A whiskey adventure for you and me.
It’s noon already and everyone made vague plans to meet at noon for brunch and they were adamant about it you think and the daylight’s creeping on in and your phone beeps from the catacombs of your blankets somewhere — a simple emoticon of an egg in a frying pan, which you swear at one point was a much quainter egg cracking, though either no one believes or no one cares — and all that emoticon is asking you is to walk down the hill and order up comfort foods already but you know everyone is lost in the same depths of morning time as you are, squinting their eyes and pressing buttons that correspond with little images of eggs.
These are not the mornings for a proper brunch. You will not be meeting with ten of your colleagues at a reserved table that was hashed out over a string of emails. You will not be catching up with elders whom expect you to be appropriately groomed. You will not queue up anywhere on a sidewalk for over three minutes, maximum. No one you meet will have already completed a run this morning. No one will bring a kid. Nothing on the menu shall require some perfunctory google — no tobiko, brandade, basmati, romesco, raclette, treviso, poblano, julienne* bullshit. You will only bring whatever cash you have leftover from last night, crumpled in your pocket, and that will be enough.
You will go to what you know.
You’ll layer up with whatever you find on or near your bed. You’ll waste six extra minutes scouring around for a hat. Then you will place sunglasses over your face, and be marginally surprised when someone recognizes you in them anyway, as though you honestly believed they rendered you indistinguishable. Maybe you’ll bring your dog, to compensate for that sad sleepwalk-stumble you did around the block at 8am. He needs the world now just as much as you do.

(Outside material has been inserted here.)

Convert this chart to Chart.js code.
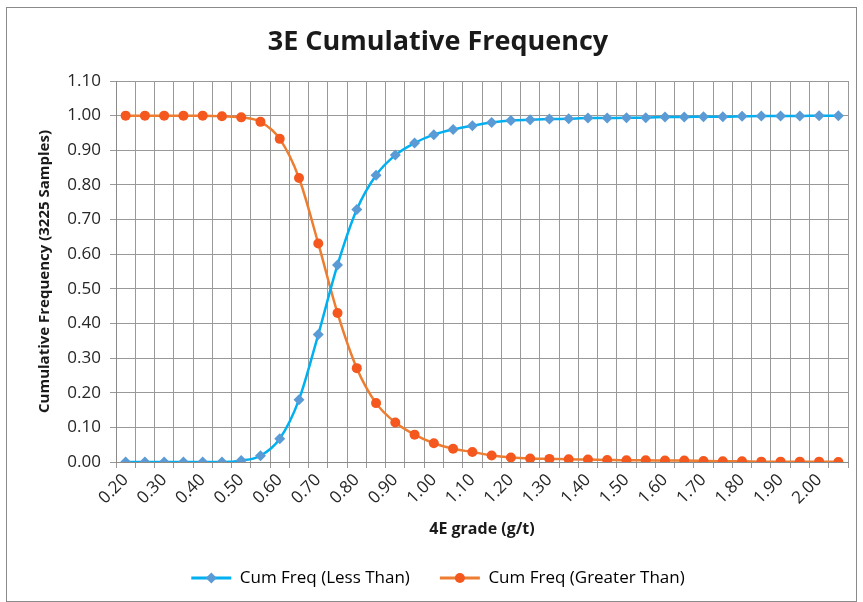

It’s Linda’s because it always is. This isn’t the time to be making decisions, taking chances. It’s cheap, it’s central, and it’s some sort of homing beacon for wayward souls. You’ll bypass the dim bar room and head out to the patio, find a picnic table, order a pitcher of beef jerky Bloody Marys, pose the same weary question to your slowly amassing table: “When are they going to start serving pitchers of Gatorade?” Bodies will trickle in. A boy in shorts will say, “I wasn’t ready for whole pants.” At least three people will be greeted with, “Where did you go last night?” At most, this will elicit a slight chuckle as response enough. Someone will display their shattered phone, another their disorienting bruise. You’ll order too much food. Some rando will pick hash browns off of your plate when enough is enough. All movements will be in slow motion for awhile. But you’ll regain.
The coffee and the eggs and the sunshine will work their way into your bloodstream and voices will lift, days will be tentatively be planned. If it’s the summertime, it’s a direct route to the beach. In spring, everyone to the park. In winter, well, you are about to take a nap right now, sorry but it’s going to happen, so grab a few friends, put on some sitcom, fall asleep together and regroup in an hour. In fall, it’s a walk or a bike ride. Take the long route home with your dog, let him traipse through that volcano fountain or lose his damn mind in a dog run. Your day has really only just begun.
You’ll wave goodbye, sort of, and no one will utter any sort of plan to do this again sometime — just wait a month or two, and eventually the same morning will come crashing in on all of you at once again, and there Linda’s will be.
*These were just real items I lifted from the Foreign Cinema menu.